The Minister talks about protecting consumers. That is exactly what new clause 2 would do by making them aware when a product gets smaller but the price remains the same—shrinkflation—so will he work with us and get that clause into law?
I will address new clause 2 in due course. That is a more a consumer-related issue than a product safety one, but I understand the intent behind it.
We have heard a lot of concerns—many of them misplaced—about the breadth of powers contained within the Bill. In the other place, we did increase the measures that will be subject to the affirmative procedure. We removed several Henry VIII clauses and added a statutory consultation requirement. We also published a code of conduct, available in the Library of the House, which sets out exactly how the powers under the Bill will be used. I now believe the Bill strikes the right balance of appropriate parliamentary scrutiny without clogging up parliamentary time with highly technical product regulations. Gutting the Bill by removing the central power would leave consumers unprotected.

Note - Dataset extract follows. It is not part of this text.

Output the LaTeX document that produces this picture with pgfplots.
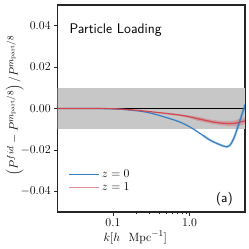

Amendments 10, 14 to 17, 25 to 29 and 32 all relate to EU law. I want to be absolutely clear yet again that the powers in the Bill give the UK the flexibility to manage its own product regulatory framework. Part of that is, of course, ensuring that the UK can respond to relevant developments in EU law. It does not mean that the UK is beholden to EU changes, and all regulations will be subject to Parliament’s oversight. I also wish to reassure the House that the Government remain committed to our obligations under the Windsor framework. The reason the Bill explicitly references the EU rather than other jurisdictions is that most of our product regulation is, of course, inherited from EU law. The UK continues to recognise certain EU product requirements—a policy that was, of course, enacted under the previous Government only 12 months ago.
The Bill’s powers allow us to continue or end such recognition based on the UK’s interests on a case-by-case basis. Decisions on whether to diverge or align will be made as they come along and will only be implemented by laying a statutory instrument in Parliament. Recognition of EU product requirements would be stated in UK law and could only be enforced by UK authorities. The Bill does not grant jurisdiction to foreign courts. I find amendment 15, which would prevent CE recognition, an odd amendment to be pushed by the Conservatives given that they introduced regulations only a year ago that did the absolute opposite.
New clauses 8, 14, 16 and 17 and amendments 13, 31 and 33 deal with themes of EU law, parliamentary scrutiny and oversight. These amendments duplicate the robust safeguards already in the Bill and the statutory and non-statutory controls that we have published in our code of conduct. Those include the statutory requirement for consultation and assessments under the better regulation framework. The Government value Parliament’s role in scrutinising legislation, so we will continue to consult all the devolved Governments as appropriate to ensure that regulations work for the whole of the UK.
Let me turn to amendments 1, 12, 18 and 30, on parliamentary scrutiny. The Bill as introduced already applied the affirmative procedure in key areas, including the creation of criminal offences—contrary to what has been said this afternoon—and amending primary legislation. However, in response to matters raised by the DPRRC, we have added additional areas, which are set out in clause 13(4). For the avoidance of doubt, I can confirm that the affirmative procedure applies to the following: the creation of criminal offences; the first use of regulations covering online marketplaces; the first time duties are imposed on a new supply chain actor; regulations conferring powers of entry, search or inspection; regulations to disapply requirements in response to an emergency; regulations covering the sharing of information between persons; regulations on cost recovery; regulations amending or repealing the Gun Barrel Proof Acts; consequential amendments to primary legislation; and regulations amending the definition of online marketplaces.